>> Start PROVIDED DATA

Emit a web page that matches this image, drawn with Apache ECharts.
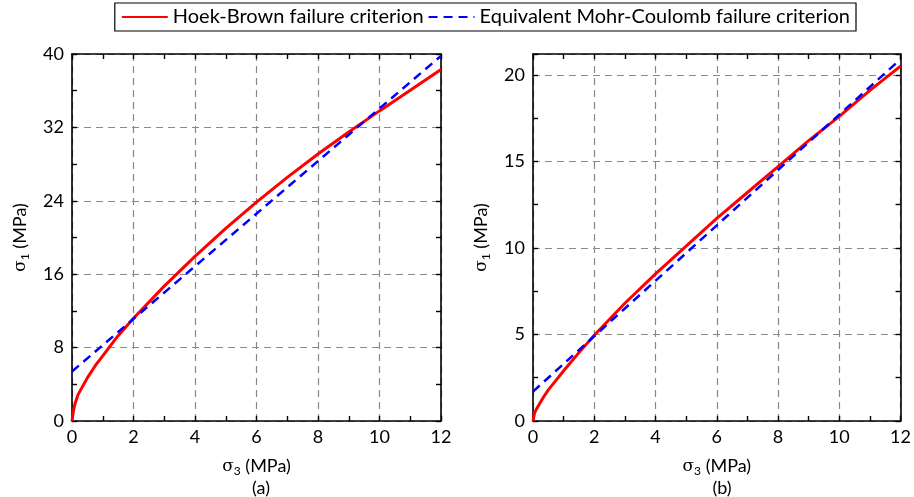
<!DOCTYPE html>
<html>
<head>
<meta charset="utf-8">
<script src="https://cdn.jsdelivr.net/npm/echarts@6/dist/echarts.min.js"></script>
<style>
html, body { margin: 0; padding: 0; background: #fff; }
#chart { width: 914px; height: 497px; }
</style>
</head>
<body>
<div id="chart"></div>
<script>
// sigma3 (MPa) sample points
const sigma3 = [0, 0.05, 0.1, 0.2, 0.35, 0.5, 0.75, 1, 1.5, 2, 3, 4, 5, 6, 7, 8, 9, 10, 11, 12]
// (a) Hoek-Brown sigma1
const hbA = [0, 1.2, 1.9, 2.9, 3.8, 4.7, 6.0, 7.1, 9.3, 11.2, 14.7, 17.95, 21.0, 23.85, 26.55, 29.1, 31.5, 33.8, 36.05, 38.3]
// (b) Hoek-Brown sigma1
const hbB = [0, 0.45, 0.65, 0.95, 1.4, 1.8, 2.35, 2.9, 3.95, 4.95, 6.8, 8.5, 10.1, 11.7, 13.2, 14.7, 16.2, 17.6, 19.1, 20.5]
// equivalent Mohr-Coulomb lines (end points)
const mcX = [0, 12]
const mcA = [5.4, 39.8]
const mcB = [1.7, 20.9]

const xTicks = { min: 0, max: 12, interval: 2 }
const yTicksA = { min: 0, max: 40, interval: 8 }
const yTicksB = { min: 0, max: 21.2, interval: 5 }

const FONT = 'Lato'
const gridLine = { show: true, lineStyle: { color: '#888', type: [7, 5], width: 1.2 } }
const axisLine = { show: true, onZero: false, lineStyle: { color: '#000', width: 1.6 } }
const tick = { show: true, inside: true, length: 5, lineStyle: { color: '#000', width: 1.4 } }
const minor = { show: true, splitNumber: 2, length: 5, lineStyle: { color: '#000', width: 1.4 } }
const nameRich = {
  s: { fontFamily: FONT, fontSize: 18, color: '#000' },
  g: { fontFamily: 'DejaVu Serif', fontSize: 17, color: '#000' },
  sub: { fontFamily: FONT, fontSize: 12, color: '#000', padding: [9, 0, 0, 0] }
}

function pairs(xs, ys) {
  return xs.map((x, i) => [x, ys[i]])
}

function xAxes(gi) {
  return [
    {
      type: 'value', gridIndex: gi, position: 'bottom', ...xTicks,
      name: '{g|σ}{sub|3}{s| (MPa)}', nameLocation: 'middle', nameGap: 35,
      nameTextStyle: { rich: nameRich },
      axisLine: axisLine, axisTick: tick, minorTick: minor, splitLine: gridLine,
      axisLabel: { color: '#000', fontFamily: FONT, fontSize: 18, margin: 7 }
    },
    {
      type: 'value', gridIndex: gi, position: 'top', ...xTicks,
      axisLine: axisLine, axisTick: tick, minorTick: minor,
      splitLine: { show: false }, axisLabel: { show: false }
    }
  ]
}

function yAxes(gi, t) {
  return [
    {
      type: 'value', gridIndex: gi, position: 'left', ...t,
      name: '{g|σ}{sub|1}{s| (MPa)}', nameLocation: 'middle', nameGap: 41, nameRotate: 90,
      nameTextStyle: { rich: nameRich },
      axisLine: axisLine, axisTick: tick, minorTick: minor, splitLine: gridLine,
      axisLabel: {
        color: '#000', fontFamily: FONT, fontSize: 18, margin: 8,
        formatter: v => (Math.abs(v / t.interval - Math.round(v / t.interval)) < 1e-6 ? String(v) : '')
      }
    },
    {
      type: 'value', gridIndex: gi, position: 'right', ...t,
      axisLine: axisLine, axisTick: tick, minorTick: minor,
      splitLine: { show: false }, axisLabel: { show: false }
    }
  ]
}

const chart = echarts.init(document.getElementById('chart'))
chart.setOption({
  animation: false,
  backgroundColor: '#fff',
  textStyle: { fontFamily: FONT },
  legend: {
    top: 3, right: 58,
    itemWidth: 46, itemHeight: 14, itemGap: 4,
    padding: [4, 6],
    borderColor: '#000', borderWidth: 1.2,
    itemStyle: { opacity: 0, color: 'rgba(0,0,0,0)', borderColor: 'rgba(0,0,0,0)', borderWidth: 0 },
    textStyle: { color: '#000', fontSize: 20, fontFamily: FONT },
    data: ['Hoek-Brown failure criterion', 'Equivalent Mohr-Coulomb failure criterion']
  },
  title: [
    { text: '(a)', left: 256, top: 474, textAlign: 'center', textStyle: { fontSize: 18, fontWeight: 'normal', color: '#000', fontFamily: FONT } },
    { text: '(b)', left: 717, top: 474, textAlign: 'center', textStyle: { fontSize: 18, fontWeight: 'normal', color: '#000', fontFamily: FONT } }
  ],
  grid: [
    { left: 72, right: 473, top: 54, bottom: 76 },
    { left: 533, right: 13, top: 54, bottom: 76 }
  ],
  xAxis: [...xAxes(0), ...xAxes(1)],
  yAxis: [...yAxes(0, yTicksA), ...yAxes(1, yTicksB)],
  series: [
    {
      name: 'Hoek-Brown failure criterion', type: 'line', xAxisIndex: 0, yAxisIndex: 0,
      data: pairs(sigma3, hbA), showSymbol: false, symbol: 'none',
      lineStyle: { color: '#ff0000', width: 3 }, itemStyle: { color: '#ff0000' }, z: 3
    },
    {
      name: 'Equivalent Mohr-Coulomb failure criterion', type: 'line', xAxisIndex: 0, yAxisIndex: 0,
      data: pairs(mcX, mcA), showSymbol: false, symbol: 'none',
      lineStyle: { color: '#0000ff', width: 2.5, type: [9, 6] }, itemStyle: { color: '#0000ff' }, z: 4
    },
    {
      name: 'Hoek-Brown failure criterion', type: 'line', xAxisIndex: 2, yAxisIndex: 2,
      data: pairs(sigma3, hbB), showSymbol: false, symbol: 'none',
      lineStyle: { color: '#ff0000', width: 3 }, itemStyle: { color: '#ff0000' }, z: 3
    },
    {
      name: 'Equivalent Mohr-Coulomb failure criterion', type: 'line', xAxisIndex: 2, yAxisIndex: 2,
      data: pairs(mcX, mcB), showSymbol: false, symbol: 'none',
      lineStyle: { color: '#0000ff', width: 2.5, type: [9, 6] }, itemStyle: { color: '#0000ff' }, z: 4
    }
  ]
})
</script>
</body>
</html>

>> End PROVIDED DATA

EXERCISE
Output an exact copy of the material, with the pictures removed.

RESPONSE FOR THIS EXERCISE
Emit a web page that matches this image, drawn with Apache ECharts.
<!DOCTYPE html>
<html>
<head>
<meta charset="utf-8">
<script src="https://cdn.jsdelivr.net/npm/echarts@6/dist/echarts.min.js"></script>
<style>
html, body { margin: 0; padding: 0; background: #fff; }
#chart { width: 914px; height: 497px; }
</style>
</head>
<body>
<div id="chart"></div>
<script>
// sigma3 (MPa) sample points
const sigma3 = [0, 0.05, 0.1, 0.2, 0.35, 0.5, 0.75, 1, 1.5, 2, 3, 4, 5, 6, 7, 8, 9, 10, 11, 12]
// (a) Hoek-Brown sigma1
const hbA = [0, 1.2, 1.9, 2.9, 3.8, 4.7, 6.0, 7.1, 9.3, 11.2, 14.7, 17.95, 21.0, 23.85, 26.55, 29.1, 31.5, 33.8, 36.05, 38.3]
// (b) Hoek-Brown sigma1
const hbB = [0, 0.45, 0.65, 0.95, 1.4, 1.8, 2.35, 2.9, 3.95, 4.95, 6.8, 8.5, 10.1, 11.7, 13.2, 14.7, 16.2, 17.6, 19.1, 20.5]
// equivalent Mohr-Coulomb lines (end points)
const mcX = [0, 12]
const mcA = [5.4, 39.8]
const mcB = [1.7, 20.9]

const xTicks = { min: 0, max: 12, interval: 2 }
const yTicksA = { min: 0, max: 40, interval: 8 }
const yTicksB = { min: 0, max: 21.2, interval: 5 }

const FONT = 'Lato'
const gridLine = { show: true, lineStyle: { color: '#888', type: [7, 5], width: 1.2 } }
const axisLine = { show: true, onZero: false, lineStyle: { color: '#000', width: 1.6 } }
const tick = { show: true, inside: true, length: 5, lineStyle: { color: '#000', width: 1.4 } }
const minor = { show: true, splitNumber: 2, length: 5, lineStyle: { color: '#000', width: 1.4 } }
const nameRich = {
  s: { fontFamily: FONT, fontSize: 18, color: '#000' },
  g: { fontFamily: 'DejaVu Serif', fontSize: 17, color: '#000' },
  sub: { fontFamily: FONT, fontSize: 12, color: '#000', padding: [9, 0, 0, 0] }
}

function pairs(xs, ys) {
  return xs.map((x, i) => [x, ys[i]])
}

function xAxes(gi) {
  return [
    {
      type: 'value', gridIndex: gi, position: 'bottom', ...xTicks,
      name: '{g|σ}{sub|3}{s| (MPa)}', nameLocation: 'middle', nameGap: 35,
      nameTextStyle: { rich: nameRich },
      axisLine: axisLine, axisTick: tick, minorTick: minor, splitLine: gridLine,
      axisLabel: { color: '#000', fontFamily: FONT, fontSize: 18, margin: 7 }
    },
    {
      type: 'value', gridIndex: gi, position: 'top', ...xTicks,
      axisLine: axisLine, axisTick: tick, minorTick: minor,
      splitLine: { show: false }, axisLabel: { show: false }
    }
  ]
}

function yAxes(gi, t) {
  return [
    {
      type: 'value', gridIndex: gi, position: 'left', ...t,
      name: '{g|σ}{sub|1}{s| (MPa)}', nameLocation: 'middle', nameGap: 41, nameRotate: 90,
      nameTextStyle: { rich: nameRich },
      axisLine: axisLine, axisTick: tick, minorTick: minor, splitLine: gridLine,
      axisLabel: {
        color: '#000', fontFamily: FONT, fontSize: 18, margin: 8,
        formatter: v => (Math.abs(v / t.interval - Math.round(v / t.interval)) < 1e-6 ? String(v) : '')
      }
    },
    {
      type: 'value', gridIndex: gi, position: 'right', ...t,
      axisLine: axisLine, axisTick: tick, minorTick: minor,
      splitLine: { show: false }, axisLabel: { show: false }
    }
  ]
}

const chart = echarts.init(document.getElementById('chart'))
chart.setOption({
  animation: false,
  backgroundColor: '#fff',
  textStyle: { fontFamily: FONT },
  legend: {
    top: 3, right: 58,
    itemWidth: 46, itemHeight: 14, itemGap: 4,
    padding: [4, 6],
    borderColor: '#000', borderWidth: 1.2,
    itemStyle: { opacity: 0, color: 'rgba(0,0,0,0)', borderColor: 'rgba(0,0,0,0)', borderWidth: 0 },
    textStyle: { color: '#000', fontSize: 20, fontFamily: FONT },
    data: ['Hoek-Brown failure criterion', 'Equivalent Mohr-Coulomb failure criterion']
  },
  title: [
    { text: '(a)', left: 256, top: 474, textAlign: 'center', textStyle: { fontSize: 18, fontWeight: 'normal', color: '#000', fontFamily: FONT } },
    { text: '(b)', left: 717, top: 474, textAlign: 'center', textStyle: { fontSize: 18, fontWeight: 'normal', color: '#000', fontFamily: FONT } }
  ],
  grid: [
    { left: 72, right: 473, top: 54, bottom: 76 },
    { left: 533, right: 13, top: 54, bottom: 76 }
  ],
  xAxis: [...xAxes(0), ...xAxes(1)],
  yAxis: [...yAxes(0, yTicksA), ...yAxes(1, yTicksB)],
  series: [
    {
      name: 'Hoek-Brown failure criterion', type: 'line', xAxisIndex: 0, yAxisIndex: 0,
      data: pairs(sigma3, hbA), showSymbol: false, symbol: 'none',
      lineStyle: { color: '#ff0000', width: 3 }, itemStyle: { color: '#ff0000' }, z: 3
    },
    {
      name: 'Equivalent Mohr-Coulomb failure criterion', type: 'line', xAxisIndex: 0, yAxisIndex: 0,
      data: pairs(mcX, mcA), showSymbol: false, symbol: 'none',
      lineStyle: { color: '#0000ff', width: 2.5, type: [9, 6] }, itemStyle: { color: '#0000ff' }, z: 4
    },
    {
      name: 'Hoek-Brown failure criterion', type: 'line', xAxisIndex: 2, yAxisIndex: 2,
      data: pairs(sigma3, hbB), showSymbol: false, symbol: 'none',
      lineStyle: { color: '#ff0000', width: 3 }, itemStyle: { color: '#ff0000' }, z: 3
    },
    {
      name: 'Equivalent Mohr-Coulomb failure criterion', type: 'line', xAxisIndex: 2, yAxisIndex: 2,
      data: pairs(mcX, mcB), showSymbol: false, symbol: 'none',
      lineStyle: { color: '#0000ff', width: 2.5, type: [9, 6] }, itemStyle: { color: '#0000ff' }, z: 4
    }
  ]
})
</script>
</body>
</html>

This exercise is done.